Guardei para os pesadelos a memória dolorosa do camarada perdido, em silêncio como soe suceder para o que mais dói. Foram mais de quatro décadas a querer teimosamente esquecer até ao dia em que falei nele ao Pinto e me queixei da mágoa. Que raio de ideia!

O Daniel Pinto era um homem bom, sensível e discreto, uma espécie de telefonista do Batalhão. Era o alferes de Transmissões, o chefe dos alcoviteiros que sabiam primeiro as mortes e escondiam segredos das operações militares de que todos íamos sabendo.

Quando lhe referi a mágoa que persistia da memória que a ambos há de acompanhar, a idealização da viúva e da órfã que não conheceu o pai, ouvi este inesperado desabafo:

- Tu recordas o Moura, mas não imaginas que, no regresso, procurei a família, que era próxima da minha zona, para lhe dar os pêsames. Encontrei a sogra e a mulher dele com a filha ao colo.

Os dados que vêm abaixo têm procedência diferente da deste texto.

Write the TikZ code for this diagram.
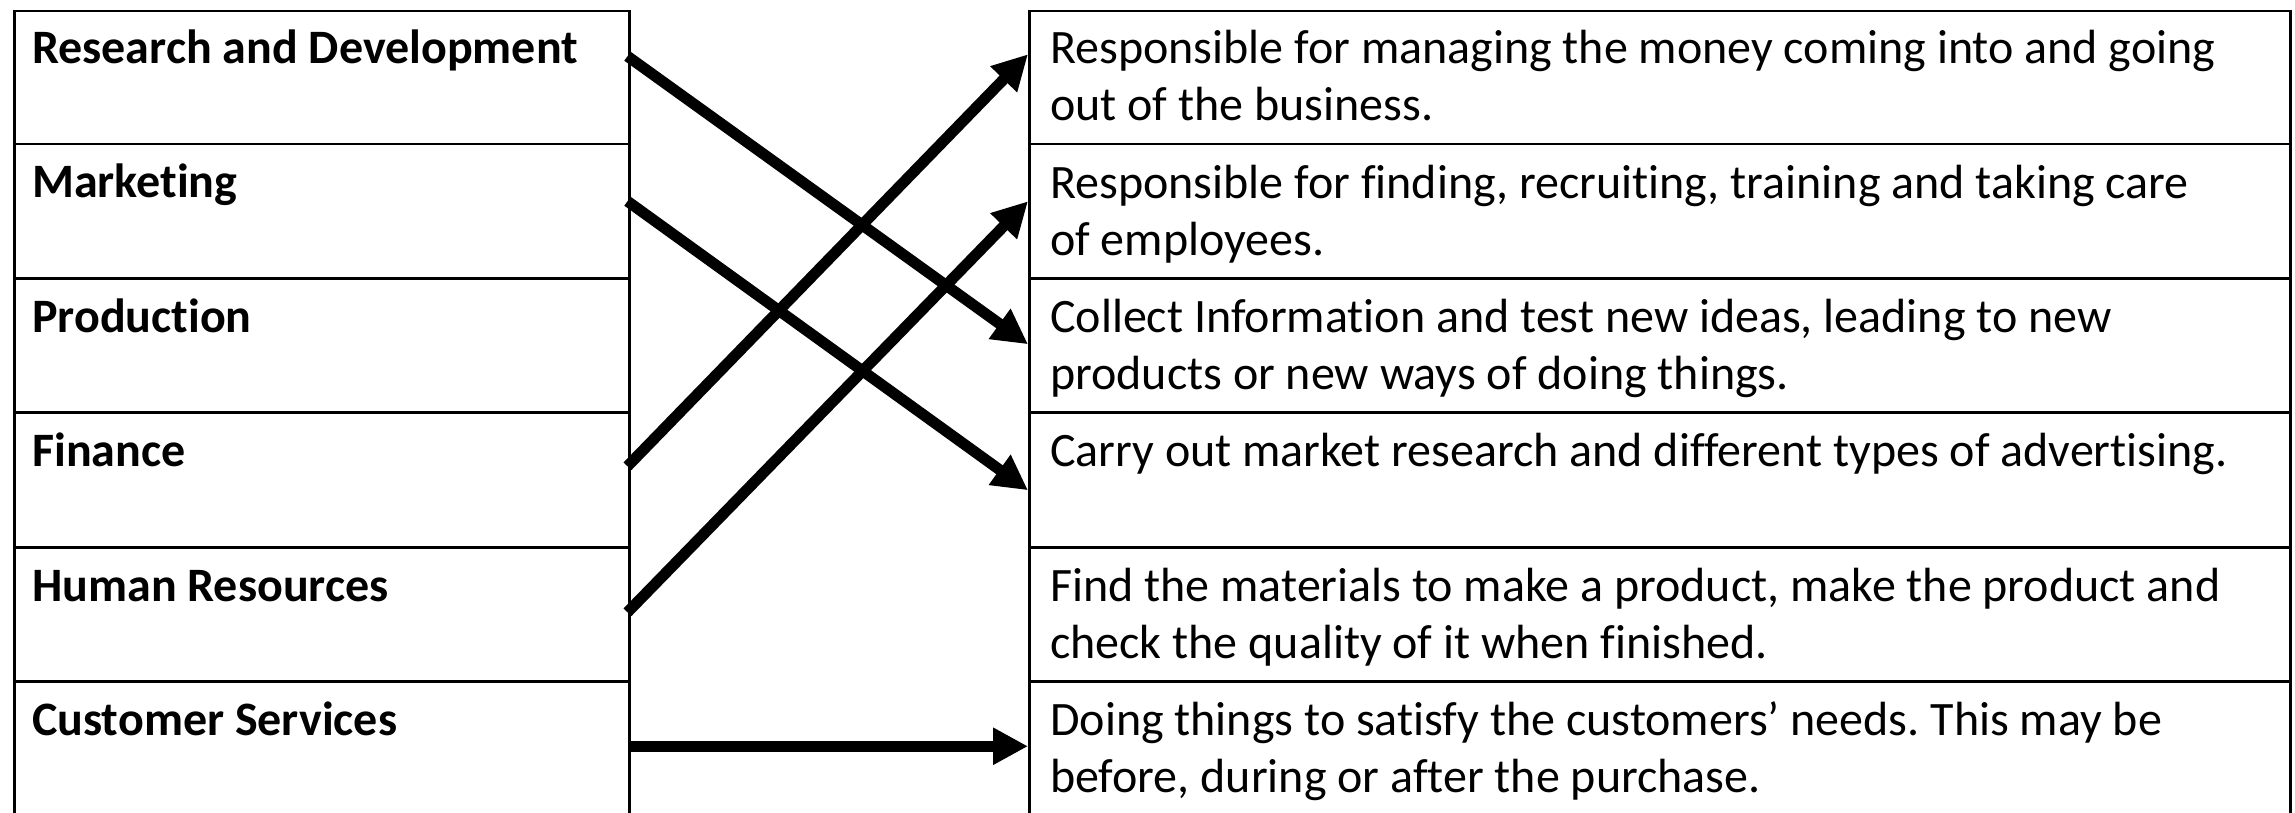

Sei como o abalou a cena e não lhe fiz mais perguntas sobre o quadro cuja moldura nos fez regressar à savana do Niassa e rever a guerra que deixámos e não saiu de nós.

Coimbra, agosto de 2022  

Ponte Europa / Sorumbático

Comentários

Monteiro disse…
Era um regime fascista que assentava no silêncio dos acontecimentos para não perturbar a consciência do povo. Em Portugal havia muitos assinantes de publicações estrangeiras cuja distribuição normalmente era feita pela Livraria Bertrand. Certo dia o armazém foi invadido por uma brigada da Pide e foram a todas as publicações e cortaram com uma lamina as folhas que relatavam o massacre de Wiriamu em Moçambique e a distribuição seguiu normalmente, só que os assinantes telefonavam indignados a saber o que tinha acontecido aquelas páginas e os meus colegas rindo-se mostravam-se surpreendidos não fosse a Pide lixá-los. Que ridículos que eram.
O massacre está largamente difundido este episódio é que não deixa de ser original.